Your points about the mind/body dualism at play here are interesting as well, though I would suggest that the film is more about freedom of the body that of the mind. What Jake responds to, especially at first, is the newfound freedom of his avatar body and the ability to do things he couldn't do even as an able-bodied human. He eventually discovers the appeal of culture and the mind, but this area is rather scantily developed in the film, and the focus is on movement, action, visuals - the body. It's because of the real effects the body has on consciousness that Jake wants to "escape" - his mind can't be fully free or developed in his "broken" body (hence, he didn't train or bother to educate himself about the Na'vi before coming to Pandora). 

These are great observations - thanks for allowing me to expand on them.

 

I'll add my thanks to Drew's, Jennifer.  Great post! 

I was taken by AJewlledGirl's observation that the movie could have easily reversed its take on Jake's supposed disability by using his familiarity with machines as the key to the heroic action he would eventually perform.  Her script-doctoring points to a readily available feature in the genre, that of the "mechanically-assisted" hero who enhances his or her abilities through technology. 

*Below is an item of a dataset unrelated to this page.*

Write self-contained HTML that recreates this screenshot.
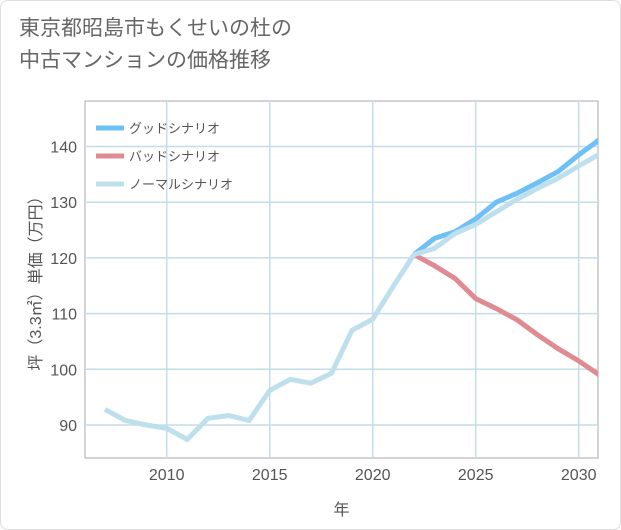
<!DOCTYPE html>
<html><head><meta charset="utf-8"><style>
body{margin:0;background:#fff;}
#wrap{position:relative;width:621px;height:530px;background:#fff;border:1px solid #ddd;box-sizing:border-box;border-radius:8px;overflow:hidden;font-family:"Liberation Sans","Noto Sans CJK JP",sans-serif;}
h1{position:absolute;left:18px;top:12px;margin:0;font-weight:normal;font-size:21px;line-height:32px;color:#666;}
</style></head><body>
<div id="wrap">
<h1>東京都昭島市もくせいの杜の<br>中古マンションの価格推移</h1>
<svg id="c" width="621" height="530" style="position:absolute;left:0;top:0"></svg>
</div>
<script>
const years=[2007,2008,2009,2010,2011,2012,2013,2014,2015,2016,2017,2018,2019,2020,2021,2022,2023,2024,2025,2026,2027,2028,2029,2030,2031];
const normalHist=[92.8,90.8,90.0,89.4,87.4,91.2,91.7,90.8,96.2,98.2,97.5,99.3,107,109,114.9,120.6];
const goodFuture=[120.6,123.5,124.7,127,130,131.6,133.5,135.5,138.5,141.2];
const badFuture=[120.6,118.6,116.3,112.7,110.9,108.9,106.2,103.7,101.5,99];
const normalFuture=[120.6,121.7,124.4,126,128.3,130.5,132.5,134.3,136.5,138.6];
const yTicks=[90,100,110,120,130,140];
const xTicks=[2010,2015,2020,2025,2030];
const legendLabels=["グッドシナリオ","バッドシナリオ","ノーマルシナリオ"];
const NS="http://www.w3.org/2000/svg";
const svg=document.getElementById('c');
const L=84,R=597,T=100,B=457;
const xs=y=>165.7+(y-2010)*20.6;
const ys=v=>424-(v-90)*5.57;
function el(t,a,p){const e=document.createElementNS(NS,t);for(const k in a)e.setAttribute(k,a[k]);(p||svg).appendChild(e);return e;}
const bg=el('rect',{x:L,y:T,width:R-L,height:B-T,fill:'#fff',stroke:'#aaa','stroke-width':1});

yTicks.forEach(v=>{
 const g=el('line',{x1:L,x2:R,y1:ys(v),y2:ys(v),stroke:'#c5dcea','stroke-width':1.5});
 
 const t=el('text',{x:L-8,y:ys(v)+6,'text-anchor':'end','font-size':16,fill:'#555'});t.textContent=v;
 
});
xTicks.forEach(v=>{
 const g=el('line',{x1:xs(v),x2:xs(v),y1:T,y2:B,stroke:'#c5dcea','stroke-width':1.5});
 
 const t=el('text',{x:xs(v),y:B+22,'text-anchor':'middle','font-size':16,fill:'#555'});t.textContent=v;
 
});
const xt=el('text',{x:(L+R)/2,y:514,'text-anchor':'middle','font-size':16,fill:'#555'});xt.textContent='年';

const yt=el('text',{x:0,y:0,'text-anchor':'middle','font-size':16,fill:'#555',transform:`translate(40,${(T+B)/2}) rotate(-90)`});yt.textContent='坪（3.3㎡）単価（万円）';

const clip=el('clipPath',{id:'cp'});el('rect',{x:L,y:T,width:R-L,height:B-T},clip);
function line(vals,start,color,name){
 const pts=vals.map((v,i)=>xs(years[start+i]).toFixed(1)+','+ys(v).toFixed(1)).join(' ');
 const p=el('polyline',{points:pts,fill:'none',stroke:color,'stroke-width':5,'stroke-linejoin':'round','clip-path':'url(#cp)'});
 
}
line(goodFuture,15,'#6ec0f5','good-scenario-line');
line(badFuture,15,'#e08a91','bad-scenario-line');
line(normalHist,0,'#bde0ec','normal-history-line');
line(normalFuture,15,'#bde0ec','normal-scenario-line');
const cols=['#6ec0f5','#e08a91','#bde0ec'];
legendLabels.forEach((lab,i)=>{
 const y=127+i*28;
 const g=el('g',{});
 
 el('line',{x1:95,x2:123,y1:y,y2:y,stroke:cols[i],'stroke-width':5},g);
 const t=el('text',{x:128,y:y+5,'font-size':13,fill:'#555'},g);t.textContent=lab;
});
</script>
</body></html>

You rightly point out that this option wouldn't mesh with the film's villainizing of technology.  Yet the curious result seems to be that the film uses the technology of CGI to create a "nature," in this case the Na'vi, that can nonetheless perform all the feats that would otherwise result from technological enhancement and so it retains the pleasures and prejudices of technophilia while maintaining its anti-tech, pro-nature message. 

So I suppose I'm wondering about the full extent of the film's imaginative failures and how I would know whether what I'd call failure might (also and however regrettably) be a defining element of the genre.  In your remark about the increasing difficulty of defending "the absence of heroic, differently abled bodies in cinema," you seem to have hope for the possibilities that CGI offers the genre.  I'm keen to hear any thoughts you'd be up for sharing about the possible successes of the imagination for action movies.

Your post inspired a spirited debate with a colleague (always a pleasure) that led me to ponder the view of able-bodiedness in Pixar's Wall-E.  I'm not quite sure how to categorize the genre of Wall-E, though it is certainly more akin to science fiction than action. 

That said, it presents a set of characters for whom the loss of the body's use is a new norm.  For the exiled earthlings of that film, their entire fabricated surrounding caters to their non-movement, hence creating an entirely new system of existence in which machines facilitate motion.  Is this vision of an alternative mode of existence at all supportive of the notion that culture creates the conditions of able-bodiedness in the first place?

Our own cultural norms, of course, intecede in the climax of Wall-E, depicting the earthlings are more fully human once they leave their chairs.  The thought experiment of Wall-E intends to make that world seem strange rather than familiar, but it was the best example I could conceive in which differently-abled characters function just fine largely because they live in a world that does not penalize them for failing to move.

I'm largely sympathetic to Jennifer's reading of the film, but I think Avatar is a bit harder to pin down ideologically when it comes to disability than she suggests, which is part of what I find so interesting about the film. There's a sense in which, for instance, the Na'vi body is just a different sort of prosthesis, only an organic, natural one instead of a technological, man-made one. Does that make it more problematic? Moreover, it's a prosthesis suited for Pandora. Remaking Pandora to suit Jake or any other human being, able-bodied or not, is the film's bête noire. The film thus advances a pro-prosthesis, anti-universal design argument. Subjects must adapt to the environment rather than adapt the environment to them. Does this suggest a tension between the environmentalist and disability studies movements?

 

These are all great points and challenges. To reply way too briefly:

@Eric This is an excellent question, and my first thought goes to films like the X-Men franchise (and many other comic book adaptations), which essentially showcase the ways disabilities shift from a liability to a unique superpower. The X-Men movies, of course, mythologize disability in rather political ways (the "mutants" are literally societal outcasts and criminals - but they're also our heroes). I also find it interesting that the "mecha-suit" from Cameron's earlier film Aliens was utilized as an iconic symbol of power as Ripley defeats the alien, only to return here as a symbol of villainy. So those are two examples that come to mind when thinking of a heroic disabled body - or mechanically assisted body - that we're missing in Avatar.

@Karen That's a really interesting example. Even in the X-Men films, the "mutants" aren't allowed to function "normally" in any environment. I'd like to hear if others have ideas or examples - especially in sci-fi, as a subset of the action film (I suppose) - of disabled bodies presented as the norm. The Star Wars films do this to some small extent with Darth Vader as a powerful mechanically-assisted figure (cyborg?) and even Luke with his mechanical hand (at the end of Empire) - many characters seem to be aided or enhanced with technology throughout these films -  but not on the level you describe with Wall-E.

@Matt I agree that this ideological assessment of Avatar is probably too simple. However, I'm not sure that I can see the film as pro-prosthesis; after all, Jake actually becomes his avatar at the end so he would no longer have to live with a prosthesis (which also feeds into the colonial critiques of the film). Neither his human body nor his prosthesis is sufficient. Cameron also makes a similar argument Aliens (the colonists try to adopt the planet for themselves, but fail) but he seems more willing to play with alternative visions of the body (and gender) in that film than in Avatar.